Tuesday, January 2, 2007

Honey From A Corpse

In Jewish sacred writings, a group of men were given a riddle by a warrior: “Out of the eater came something to eat. Out of the strong came something sweet.”

The men couldn’t figure it out.

Finally, the warrior who posed the riddle gave them a clue: “What is sweeter than honey? What is stronger than a lion?”

The warrior had been on a journey when a young lion roared after him. Being agile, the warrior grabbed it with his bare hands and tore it apart. Some time later, journeying back the same route, he stopped to see the lion’s carcass. In its rib cage was a swarm of bees, and he was able to scrape out honey to sustain himself on the journey.

In my life some of the worst things that have happened, which seemed like they were tearing me apart, have ended up as honey. They changed me. I’m not talking about making a few adjustments. I’m talking about coming to understand my entire being differently.

There come into our lives times when we feel as if we are imploding. It’s as though our sense of identity is collapsing. For some of us the year 2006 was such a moment.

This experience of imploding is described by a father, who worked as an executioner, in the movie Monster’s Ball. “I got to a place where I just couldn’t breathe and I couldn’t escape myself,” he said.

Do you know that place where you just can’t breathe? That place where you want to escape yourself but you can’t?

T. S. Eliot knew about this collapse of identity. “In order to possess what you do not possess,” he wrote, “you must go by the way of dispossession. In order to arrive at what you are not, you must go through the way in which you are not.”

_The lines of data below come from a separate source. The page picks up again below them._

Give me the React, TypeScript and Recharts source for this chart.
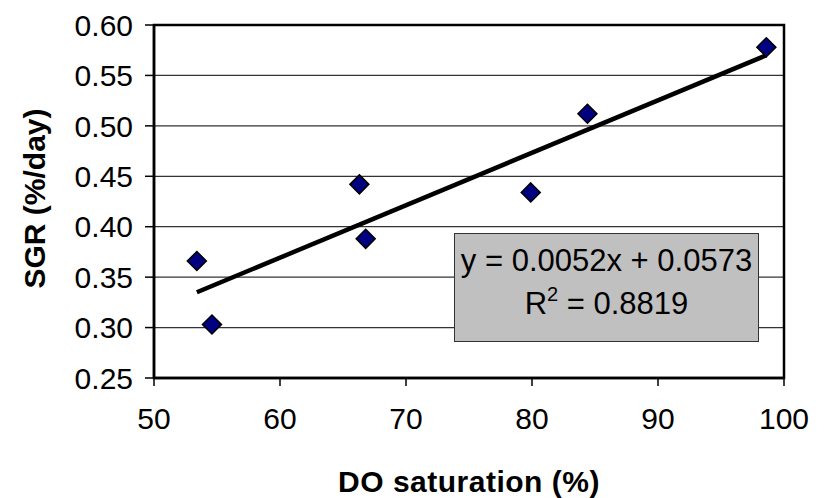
import { ScatterChart, Scatter, XAxis, YAxis, CartesianGrid, ReferenceArea } from "recharts";

// DO saturation (%) vs SGR (%/day)
const doSaturation = [53.4, 54.6, 66.3, 66.8, 79.9, 84.4, 98.6];
const sgrValues = [0.366, 0.303, 0.442, 0.388, 0.434, 0.512, 0.578];

const xTicks = [50, 60, 70, 80, 90, 100];
const yTicks = [0.25, 0.3, 0.35, 0.4, 0.45, 0.5, 0.55, 0.6];

// linear trendline as reported on the chart
const slope = 0.0052;
const intercept = 0.0573;
const rSquared = "0.8819";

const points = doSaturation.map((x, i) => ({ x, y: sgrValues[i] }));
const xMin = Math.min(...doSaturation);
const xMax = Math.max(...doSaturation);
const trend = [xMin, xMax].map(x => ({ x, y: slope * x + intercept }));

const FONT = '"Liberation Sans", Arial, sans-serif';

const Diamond = (props: any) => {
    const { cx, cy } = props;
    const r = 9.5;
    return (
        <polygon
            points={`${cx},${cy - r} ${cx + r},${cy} ${cx},${cy + r} ${cx - r},${cy}`}
            fill="#000080"
            stroke="#000"
            strokeWidth={1.5}
        />
    );
};

const XLabel = ({ viewBox }: any) => (
    <text x={viewBox.x + viewBox.width / 2} y={viewBox.y + 114} textAnchor="middle"
          fontFamily={FONT} fontWeight="bold" fontSize={30} letterSpacing={0.5} fill="#000">
        DO saturation (%)
    </text>
);

const YLabel = ({ viewBox }: any) => {
    const cx = 45;
    const cy = viewBox.y + viewBox.height / 2 - 3;
    return (
        <text x={cx} y={cy} textAnchor="middle" transform={`rotate(-90, ${cx}, ${cy})`}
              fontFamily={FONT} fontWeight="bold" fontSize={30} fill="#000">
            SGR (%/day)
        </text>
    );
};

const App = () => {
    return (
        <div style={{ position: "absolute", left: 0, top: 0, width: 825, height: 498, background: "#fff" }}>
            <ScatterChart width={825} height={498} margin={{ top: 25, right: 41, bottom: 0, left: 0 }}>
                <CartesianGrid vertical={false} stroke="#333" strokeWidth={1.2} />
                <XAxis type="number" dataKey="x" domain={[50, 100]} ticks={xTicks} height={120}
                       axisLine={{ stroke: "#000", strokeWidth: 2.5 }}
                       tickLine={{ stroke: "#000", strokeWidth: 1.5 }} tickSize={8} tickMargin={22}
                       tick={{ fontFamily: FONT, fontSize: 30, fill: "#000" }}
                       label={<XLabel />} />
                <YAxis type="number" dataKey="y" domain={[0.25, 0.6]} ticks={yTicks} width={154}
                       tickFormatter={(v: number) => v.toFixed(2)}
                       axisLine={{ stroke: "#000", strokeWidth: 2.5 }}
                       tickLine={{ stroke: "#000", strokeWidth: 1.5 }} tickSize={9} tickMargin={12}
                       tick={{ fontFamily: FONT, fontSize: 30, fill: "#000" }}
                       label={<YLabel />} />
                <ReferenceArea x1={50} x2={100} y1={0.25} y2={0.6} fill="none" stroke="#000" strokeWidth={2.5} />
                <Scatter data={trend} line={{ stroke: "#000", strokeWidth: 4.5 }} lineType="joint"
                         shape={() => <g />} legendType="none" isAnimationActive={false} />
                <Scatter data={points} shape={<Diamond />} isAnimationActive={false} />
            </ScatterChart>
            <div style={{
                position: "absolute", left: 454, top: 233, width: 305, height: 109, boxSizing: "border-box",
                background: "#c0c0c0", border: "1.5px solid #333", fontFamily: FONT, fontSize: 31,
                lineHeight: "43px", textAlign: "center", paddingTop: 5, color: "#000",
            }}>
                <div>y = {slope.toFixed(4)}x + {intercept.toFixed(4)}</div>
                <div>R<sup style={{ fontSize: 20, lineHeight: 0, verticalAlign: "13px" }}>2</sup> = {rSquared}</div>
            </div>
        </div>
    );
};

export default App;
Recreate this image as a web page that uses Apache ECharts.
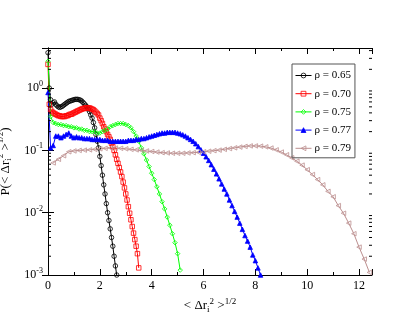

“The way in which you are not.” This isn’t altering a few things in our lives—it isn’t merely tinkering with aspects of who we are. This is change beyond all attempts to reform, reprogram, revise, restructure, or revamp our lives. It’s dissolution—coming to the end of everything we’ve imagined ourselves to be, the end of everything we’ve considered important to our identity.

At such times, life exposes us to the possibility of a different identity, a different purpose, different goals, a different reason for getting up each morning. Jesus called it “losing yourself to find yourself.”

We are introduced to a “self” we’ve always been but haven’t been aware of. This self is grounded in an infinite Presence at our center.

D. H. Lawrence asks in Phoenix, “Are you willing to be sponged out, erased, cancelled, made nothing? Are you willing to be made nothing, dipped into oblivion? If not, you will never really change.”

In Monsters’ Ball, when the executioner’s son turns a gun on himself, the father’s sense of himself goes into a tailspin. Everything he has believed about being a disciplinarian, having his son walk in his shoes, being tough, setting high standards—

everything he has ever stood for—is shattered. He quits his job, quits his whole lifestyle. He is the lion torn apart.

Deprived of his son, this father finally faces up to the reality that he’s been a mere ghost of a person all his life. He realizes that just as he bullied his son, he too was bullied by his own father. Each of them passed on to the other patterns of behavior that denied them an experience of their real selves—the self of divine Presence.

T. S. Eliot captures what’s going on at such a time. “Into another intensity,” he writes, “for a further union, a deeper communion, through the dark cold and the empty desolation, the wave cry, the wind cry, the vast waters of the petrel and the porpoise. In my end is my beginning.”

For many of us, 2007 will be a year of endings that can birth new beginnings. We’ll face situations that appear to tear us apart. But by embracing such times, we allow them to do their transforming work, ridding us of an identity that simply isn’t who we really are. Then, the sweetness can come forth in our lives.

How do you actually embrace such times? A simple process developed by Michael Brown leads us step-by-step to a full embracing of the whole of our experience. The Process shows us how the thing that terrifies us because it feels like it’s tearing us apart can become a source of sweetness in our lives.

“Out of the eater came something to eat. Out of the strong came something sweet.” When a situation takes your breath away, when it wears your soul thin, when you feel yourself imploding and there’s no way to escape yourself, your dissolution can become the means of your remaking. The carcass can become a source of honey.